TASK BRIEF -
Only the lines from the one containing "Write a Python" through the one containing "ax.tick_params(axis='y', pad=6)" belong in the answer; copy them exactly and leave out pictures.

INFORMATION PROVIDED -
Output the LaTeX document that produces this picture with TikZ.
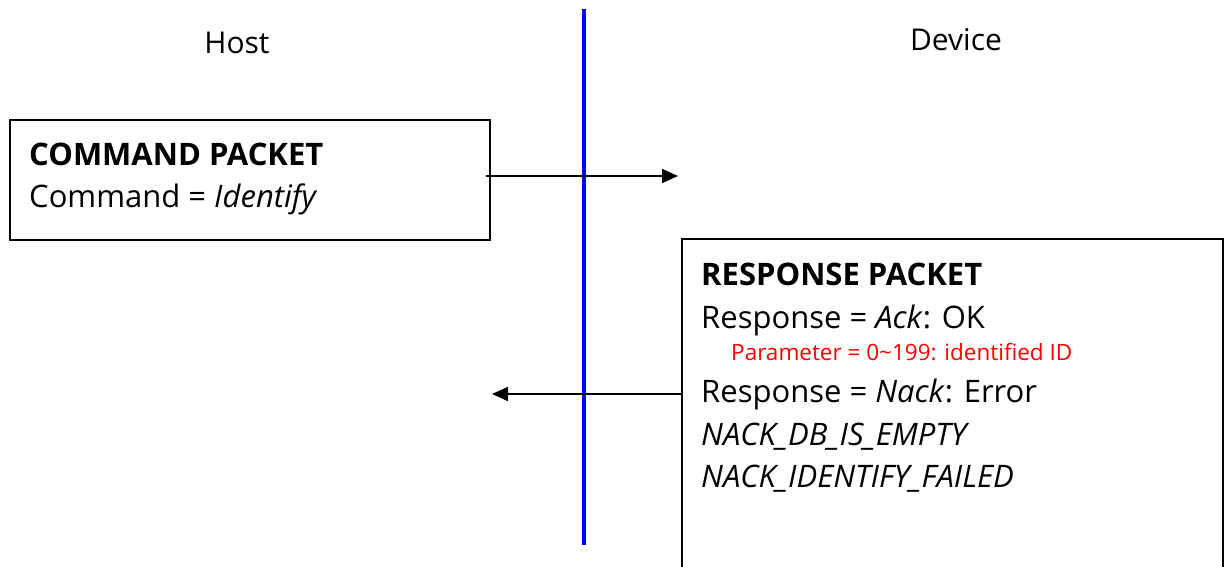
\documentclass[tikz,border=0pt]{standalone}
\usepackage{fontspec}
\setmainfont{Open Sans}
\usetikzlibrary{arrows.meta}

\tikzset{
  packet/.style={draw, line width=1.8pt, anchor=north west, inner sep=0pt},
  txt/.style={anchor=base west, inner sep=0pt, font=\fontsize{31}{36}\selectfont},
  note/.style={anchor=base west, inner sep=0pt, text=red, font=\fontsize{22.5}{27}\selectfont},
  msg/.style={line width=1.8pt, -{Triangle[length=16pt,width=14pt]}}
}

\begin{document}
\begin{tikzpicture}[x=1pt, y=-1pt]
			\useasboundingbox (0,0) rectangle (1226,567);
			\node[font=\fontsize{30}{36}\selectfont] (host) at (237,43) {Host};
			\node[font=\fontsize{30}{36}\selectfont] (device) at (956,40) {Device};
			\coordinate (top) at (584,9);
			\coordinate (bottom) at (584,545);
			\draw[blue, line width=3.5pt] (top) -- (bottom);
			% command box
			\node[packet, minimum width=480pt, minimum height=120pt] (cmdbox) at (9,119) {};
			\node[txt] (cmdtitle) at (29,165) {\textbf{COMMAND PACKET}};
			\node[txt] (cmdline) at (29,207) {Command = \textit{Identify}};
			% response box
			\node[packet, minimum width=541pt, minimum height=360pt] (rspbox) at (681,238) {};
			\node[txt] (rsptitle) at (701,285) {\textbf{RESPONSE PACKET}};
			\node[txt] (ack) at (701,328) {Response = \textit{Ack}: OK};
			\node[note] (param) at (731,360) {Parameter = 0\char"007E 199: identified ID};
			\node[txt] (nack) at (701,402) {Response = \textit{Nack}: Error};
			\node[txt] (err1) at (701,445) {\textit{NACK\_DB\_IS\_EMPTY}};
			\node[txt] (err2) at (701,487) {\textit{NACK\_IDENTIFY\_FAILED}};
			% messages
			\coordinate (cmdend) at (678,176);
			\coordinate (rspend) at (492,394);
			\draw[msg] (cmdbox.east |- cmdend) ++(-5,0) -- (cmdend);
			\draw[msg] (rspbox.west |- rspend) -- (rspend);
			\end{tikzpicture}
\end{document}
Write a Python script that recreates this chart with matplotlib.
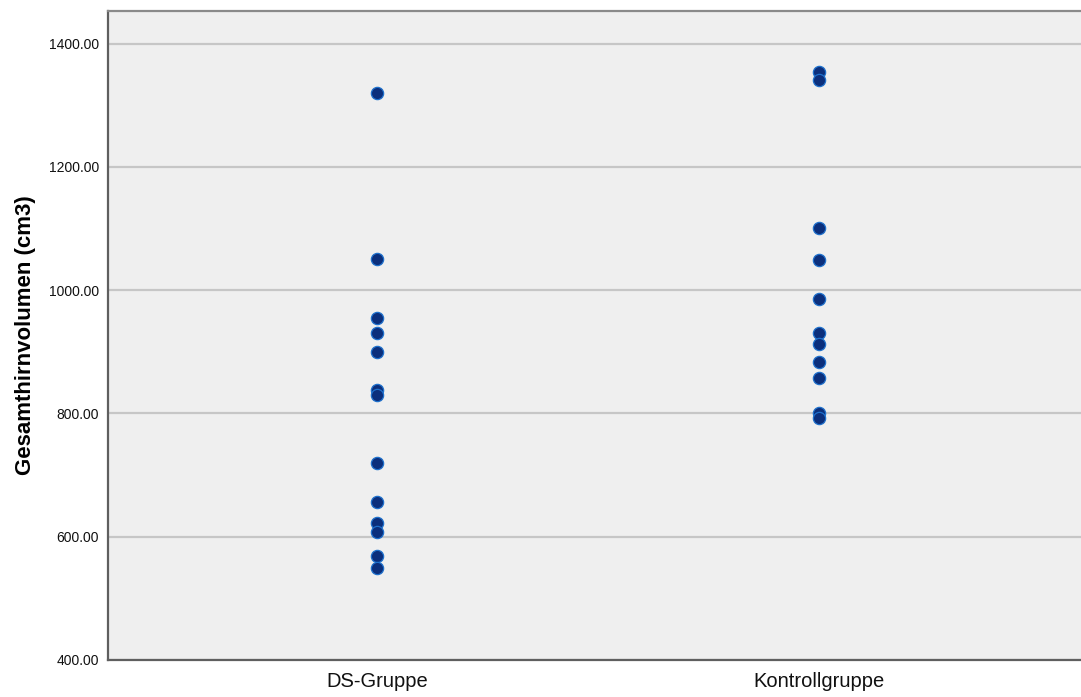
import matplotlib
matplotlib.use("Agg")
import matplotlib.pyplot as plt
import numpy as np

plt.rcParams['font.family'] = ['Liberation Sans', 'DejaVu Sans']

# Gruppen und Gesamthirnvolumen (cm3)
groups = ['DS-Gruppe', 'Kontrollgruppe']
ds_values = [1320, 1050, 954, 930, 900, 838, 830, 719, 657, 622, 608, 568, 549]
kontroll_values = [1354, 1340, 1100, 1049, 985, 931, 913, 884, 858, 800, 792]
y_ticks = [400, 600, 800, 1000, 1200, 1400]

fig = plt.figure(figsize=(10.81, 6.97), dpi=100)
ax = fig.add_axes([0.0995, 0.0531, 0.9005, 0.9318])
ax.set_facecolor('#efefef')

for i, vals in enumerate([ds_values, kontroll_values]):
    ax.scatter(np.full(len(vals), i), vals, s=78, color='#0b2f7c',
               edgecolors='#1e70cc', linewidths=0.9, zorder=3)

ax.set_xlim(-0.609, 1.593)
ax.set_ylim(400, 1453.5)
ax.set_xticks([0, 1])
ax.set_xticklabels(groups, fontsize=14.5, color='#111111')
ax.set_yticks(y_ticks)
ax.set_yticklabels([f'{v:.2f}' for v in y_ticks], fontsize=10, color='#111111')
ax.tick_params(axis='both', length=0)
ax.tick_params(axis='x', pad=9)
ax.tick_params(axis='y', pad=6)

# horizontale Gitterlinien
ax.yaxis.grid(True, color='#c6c6c6', linewidth=1.6)
ax.set_axisbelow(True)

for side in ['left', 'bottom', 'top']:
    ax.spines[side].set_color('#5f5f5f')
    ax.spines[side].set_linewidth(1.6)
ax.spines['top'].set_color('#8a8a8a')
ax.spines['right'].set_visible(False)

ax.set_ylabel('Gesamthirnvolumen (cm3)', fontsize=16, fontweight='bold', labelpad=9)

fig.savefig('out.png', dpi=100)
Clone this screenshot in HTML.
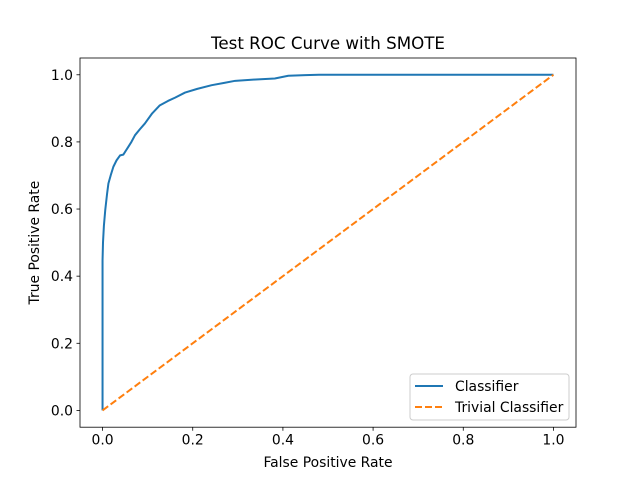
<!DOCTYPE html>
<html><head><meta charset="utf-8"><style>
body{margin:0;background:#fff}
svg text{font-family:"DejaVu Sans","Liberation Sans",sans-serif;fill:#000}
</style></head><body>
<svg width="640" height="480" xmlns="http://www.w3.org/2000/svg">
<rect width="640" height="480" fill="#fff"/>
<g id="plot"></g>
<text x="328" y="49" font-size="16.7" text-anchor="middle">Test ROC Curve with SMOTE</text>
<text x="328" y="467" font-size="13.9" text-anchor="middle">False Positive Rate</text>
<text x="0" y="0" font-size="13.9" text-anchor="middle" transform="translate(39,242.6) rotate(-90)">True Positive Rate</text>
<g>
<rect x="410" y="374" width="159" height="46" rx="3" fill="#fff" fill-opacity="0.8" stroke="#ccc"/>
<line x1="415" y1="386" x2="443" y2="386" stroke="#1f77b4" stroke-width="2"/>
<text x="455" y="391" font-size="13.9">Classifier</text>
<line x1="415" y1="407" x2="443" y2="407" stroke="#ff7f0e" stroke-width="2" stroke-dasharray="7,3"/>
<text x="455" y="412" font-size="13.9">Trivial Classifier</text>
</g>
</svg>
<script>
const fpr=[0,0,0.001,0.003,0.006,0.01,0.013,0.018,0.024,0.031,0.039,0.046,0.057,0.064,0.072,0.083,0.094,0.11,0.127,0.145,0.161,0.183,0.21,0.242,0.27,0.294,0.34,0.382,0.412,0.45,0.48,1.0];
const tpr=[0,0.447,0.5,0.55,0.597,0.645,0.676,0.70,0.726,0.745,0.760,0.762,0.785,0.80,0.820,0.838,0.855,0.885,0.909,0.922,0.932,0.947,0.958,0.969,0.976,0.982,0.986,0.989,0.997,0.999,1.0,1.0];
const trivialX=[0,1];
const trivialY=[0,1];
const xTicks=[0,0.2,0.4,0.6,0.8,1.0];
const yTicks=[0,0.2,0.4,0.6,0.8,1.0];
const L=80,R=576,T=58,B=427.2;
const sx=v=>L+(v+0.05)/1.1*(R-L);
const sy=v=>B-(v+0.05)/1.1*(B-T);
const NS='http://www.w3.org/2000/svg';
const g=document.getElementById('plot');
function mk(t,a){const e=document.createElementNS(NS,t);for(const k in a)e.setAttribute(k,a[k]);g.appendChild(e);return e;}
xTicks.forEach(v=>{
 const l=mk('line',{x1:sx(v),x2:sx(v),y1:B,y2:B+3.5,stroke:'#000','stroke-width':0.8});
 
 
 const t=mk('text',{x:sx(v),y:B+17.5,'font-size':13.9,'text-anchor':'middle'});t.textContent=v.toFixed(1);
 
 
});
yTicks.forEach(v=>{
 const l=mk('line',{x1:L-3.5,x2:L,y1:sy(v),y2:sy(v),stroke:'#000','stroke-width':0.8});
 
 
 const t=mk('text',{x:L-7,y:sy(v)+5,'font-size':13.9,'text-anchor':'end'});t.textContent=v.toFixed(1);
 
 
});
const roc=mk('polyline',{points:fpr.map((x,i)=>sx(x)+','+sy(tpr[i])).join(' '),fill:'none',stroke:'#1f77b4','stroke-width':2,'stroke-linejoin':'round'});


const tr=mk('polyline',{points:trivialX.map((x,i)=>sx(x)+','+sy(trivialY[i])).join(' '),fill:'none',stroke:'#ff7f0e','stroke-width':2,'stroke-dasharray':'7,3'});


const fr=mk('rect',{x:L,y:T,width:R-L,height:B-T,fill:'none',stroke:'#000','stroke-width':0.8});


</script>
</body></html>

SOLVED EXERCISE -
Write a Python script that recreates this chart with matplotlib.
import matplotlib
matplotlib.use("Agg")
import matplotlib.pyplot as plt
import numpy as np

plt.rcParams['font.family'] = ['Liberation Sans', 'DejaVu Sans']

# Gruppen und Gesamthirnvolumen (cm3)
groups = ['DS-Gruppe', 'Kontrollgruppe']
ds_values = [1320, 1050, 954, 930, 900, 838, 830, 719, 657, 622, 608, 568, 549]
kontroll_values = [1354, 1340, 1100, 1049, 985, 931, 913, 884, 858, 800, 792]
y_ticks = [400, 600, 800, 1000, 1200, 1400]

fig = plt.figure(figsize=(10.81, 6.97), dpi=100)
ax = fig.add_axes([0.0995, 0.0531, 0.9005, 0.9318])
ax.set_facecolor('#efefef')

for i, vals in enumerate([ds_values, kontroll_values]):
    ax.scatter(np.full(len(vals), i), vals, s=78, color='#0b2f7c',
               edgecolors='#1e70cc', linewidths=0.9, zorder=3)

ax.set_xlim(-0.609, 1.593)
ax.set_ylim(400, 1453.5)
ax.set_xticks([0, 1])
ax.set_xticklabels(groups, fontsize=14.5, color='#111111')
ax.set_yticks(y_ticks)
ax.set_yticklabels([f'{v:.2f}' for v in y_ticks], fontsize=10, color='#111111')
ax.tick_params(axis='both', length=0)
ax.tick_params(axis='x', pad=9)
ax.tick_params(axis='y', pad=6)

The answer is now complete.